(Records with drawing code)
----------
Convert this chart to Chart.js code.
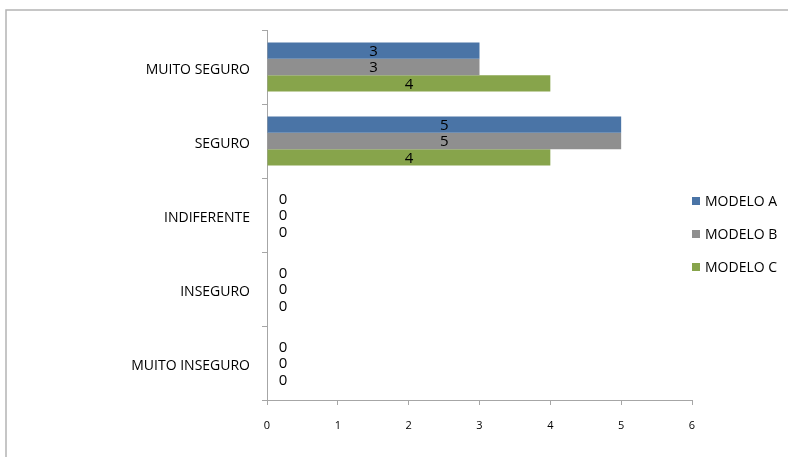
<!DOCTYPE html>
<html>
<head>
<meta charset="utf-8">
<script src="https://cdn.jsdelivr.net/npm/chart.js@4/dist/chart.umd.min.js"></script>
<style>
  html, body { margin: 0; padding: 0; background: #fff; }
  #wrap { width: 788px; height: 457px; position: relative; }
</style>
</head>
<body>
<div id="wrap"><canvas id="c" width="788" height="457"></canvas></div>
<script>
const categories = ['MUITO SEGURO', 'SEGURO', 'INDIFERENTE', 'INSEGURO', 'MUITO INSEGURO'];
const seriesNames = ['MODELO A', 'MODELO B', 'MODELO C'];
const modeloA = [3, 5, 0, 0, 0];
const modeloB = [3, 5, 0, 0, 0];
const modeloC = [4, 4, 0, 0, 0];
const xTicks = [0, 1, 2, 3, 4, 5, 6];

const colors = ['#4a74a6', '#8f8f8f', '#87a44b'];
const FONT = '"Open Sans", "Liberation Sans", sans-serif';
const AXIS = '#a6a6a6';

// Frame around the whole chart
const framePlugin = {
  id: 'frame',
  beforeDraw(chart) {
    const ctx = chart.ctx;
    ctx.save();
    ctx.strokeStyle = '#b4b4b4';
    ctx.lineWidth = 1.5;
    ctx.strokeRect(6, 10, 900, 600);
    ctx.restore();
  }
};

// Value labels: centred on the bar, or just right of the axis when zero
const valueLabels = {
  id: 'valueLabels',
  afterDatasetsDraw(chart) {
    const ctx = chart.ctx;
    ctx.save();
    ctx.font = '15px ' + FONT;
    ctx.fillStyle = '#000';
    ctx.textBaseline = 'middle';
    ctx.textAlign = 'center';
    chart.data.datasets.forEach((ds, di) => {
      chart.getDatasetMeta(di).data.forEach((bar, i) => {
        const v = ds.data[i];
        const x = v === 0 ? bar.base + 16 : (bar.base + bar.x) / 2;
        ctx.fillText(String(v), x, bar.y + 1);
      });
    });
    ctx.restore();
  }
};

// Legend drawn at the right, beside the plot
const sideLegend = {
  id: 'sideLegend',
  afterDraw(chart) {
    const ctx = chart.ctx;
    ctx.save();
    ctx.font = '14px ' + FONT;
    ctx.textBaseline = 'middle';
    ctx.textAlign = 'left';
    chart.data.datasets.forEach((ds, i) => {
      const y = 201 + i * 33;
      ctx.fillStyle = ds.backgroundColor;
      ctx.fillRect(692, y - 4, 8, 8);
      ctx.fillStyle = '#000';
      ctx.fillText(ds.label, 705, y + 1);
    });
    ctx.restore();
  }
};

new Chart(document.getElementById('c'), {
  type: 'bar',
  data: {
    labels: categories,
    datasets: [
      { label: seriesNames[0], data: modeloA, backgroundColor: colors[0] },
      { label: seriesNames[1], data: modeloB, backgroundColor: colors[1] },
      { label: seriesNames[2], data: modeloC, backgroundColor: colors[2] }
    ]
  },
  options: {
    indexAxis: 'y',
    responsive: false,
    animation: false,
    layout: { padding: { left: 0, top: 30, right: 96, bottom: 0 } },
    datasets: { bar: { categoryPercentage: 0.66, barPercentage: 1.0 } },
    plugins: { legend: { display: false }, tooltip: { enabled: false } },
    scales: {
      x: {
        min: 0, max: 6,
        afterBuildTicks(s) { s.ticks = xTicks.map(v => ({ value: v })); },
        afterFit(s) { s.height = 57; },
        grid: { display: true, drawOnChartArea: false, tickLength: 5, color: AXIS },
        border: { color: AXIS },
        ticks: { font: { size: 11, family: FONT }, color: '#000', padding: 14 }
      },
      y: {
        afterFit(s) { s.width = 267; },
        grid: { display: true, drawOnChartArea: false, offset: true, tickLength: 5, color: AXIS },
        border: { color: AXIS },
        ticks: { font: { size: 14, family: FONT }, color: '#000', padding: 12, labelOffset: 3 }
      }
    }
  },
  plugins: [framePlugin, valueLabels, sideLegend]
});
</script>
</body>
</html>
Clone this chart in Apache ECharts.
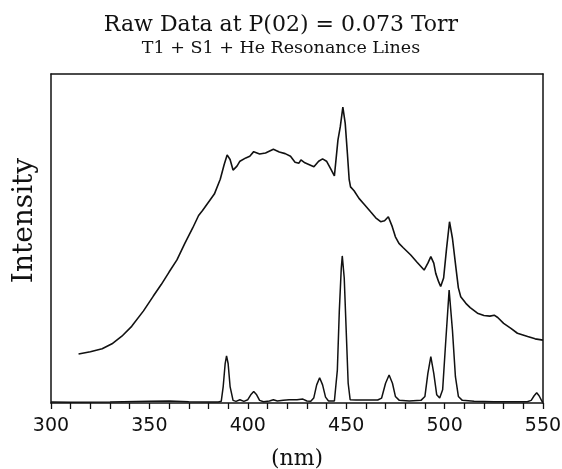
----------
**WHAT TO DO:** In the records above, find each line with the word "this" and copy it.

**SOLVED PROBLEM:**
Convert this chart to Chart.js code.
Clone this chart in Apache ECharts.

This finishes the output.